Records with drawing code:
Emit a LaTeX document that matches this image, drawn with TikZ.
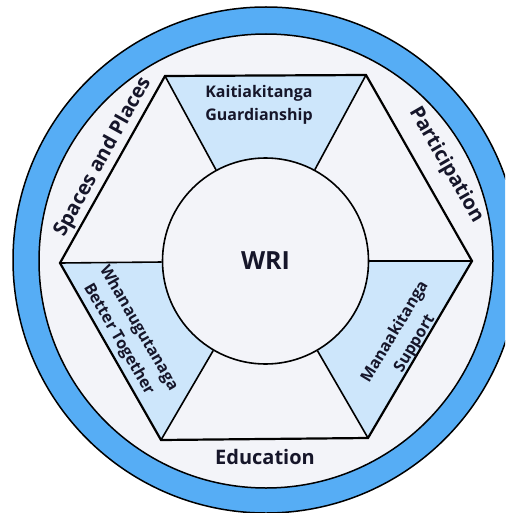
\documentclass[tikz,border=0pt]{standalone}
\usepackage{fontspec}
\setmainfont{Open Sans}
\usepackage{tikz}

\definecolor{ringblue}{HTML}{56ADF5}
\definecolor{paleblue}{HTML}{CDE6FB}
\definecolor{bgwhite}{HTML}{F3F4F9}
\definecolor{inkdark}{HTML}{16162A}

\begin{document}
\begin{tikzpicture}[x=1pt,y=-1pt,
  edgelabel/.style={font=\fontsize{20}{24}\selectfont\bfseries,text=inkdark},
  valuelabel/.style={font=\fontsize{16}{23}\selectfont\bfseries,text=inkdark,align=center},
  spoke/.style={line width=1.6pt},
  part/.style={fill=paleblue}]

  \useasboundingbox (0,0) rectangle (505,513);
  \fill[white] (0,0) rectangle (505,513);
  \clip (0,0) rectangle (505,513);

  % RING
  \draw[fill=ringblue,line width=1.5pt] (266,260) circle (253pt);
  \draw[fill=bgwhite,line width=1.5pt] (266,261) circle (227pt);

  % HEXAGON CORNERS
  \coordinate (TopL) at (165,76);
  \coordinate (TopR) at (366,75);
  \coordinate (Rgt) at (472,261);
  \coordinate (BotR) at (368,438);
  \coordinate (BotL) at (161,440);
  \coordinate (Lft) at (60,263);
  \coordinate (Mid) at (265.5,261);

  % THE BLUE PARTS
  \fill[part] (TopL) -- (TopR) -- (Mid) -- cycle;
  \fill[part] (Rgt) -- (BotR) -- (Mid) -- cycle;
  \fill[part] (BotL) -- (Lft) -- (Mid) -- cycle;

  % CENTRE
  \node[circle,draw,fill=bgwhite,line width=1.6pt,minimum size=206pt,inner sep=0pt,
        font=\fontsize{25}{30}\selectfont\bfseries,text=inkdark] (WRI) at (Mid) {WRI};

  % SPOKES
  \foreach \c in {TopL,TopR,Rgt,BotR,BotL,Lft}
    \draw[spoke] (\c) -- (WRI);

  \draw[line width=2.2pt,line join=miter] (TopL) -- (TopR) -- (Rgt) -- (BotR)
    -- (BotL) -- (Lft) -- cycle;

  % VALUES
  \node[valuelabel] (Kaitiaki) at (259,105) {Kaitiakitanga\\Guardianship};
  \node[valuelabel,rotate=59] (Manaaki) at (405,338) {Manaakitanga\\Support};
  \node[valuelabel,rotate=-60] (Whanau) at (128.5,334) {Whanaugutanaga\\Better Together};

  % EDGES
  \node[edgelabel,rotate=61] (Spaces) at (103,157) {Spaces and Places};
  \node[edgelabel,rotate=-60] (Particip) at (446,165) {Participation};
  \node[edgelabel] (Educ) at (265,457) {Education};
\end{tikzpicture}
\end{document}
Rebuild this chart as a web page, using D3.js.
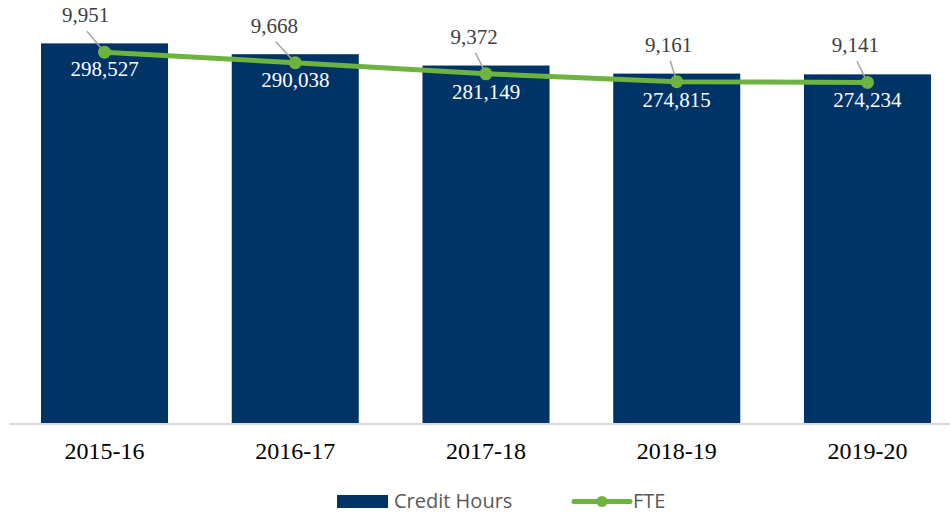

> [Short problem] Exactly how many lines of the listing above contain the string "this"? Give no more than the number.

> [Output of the exercise] 2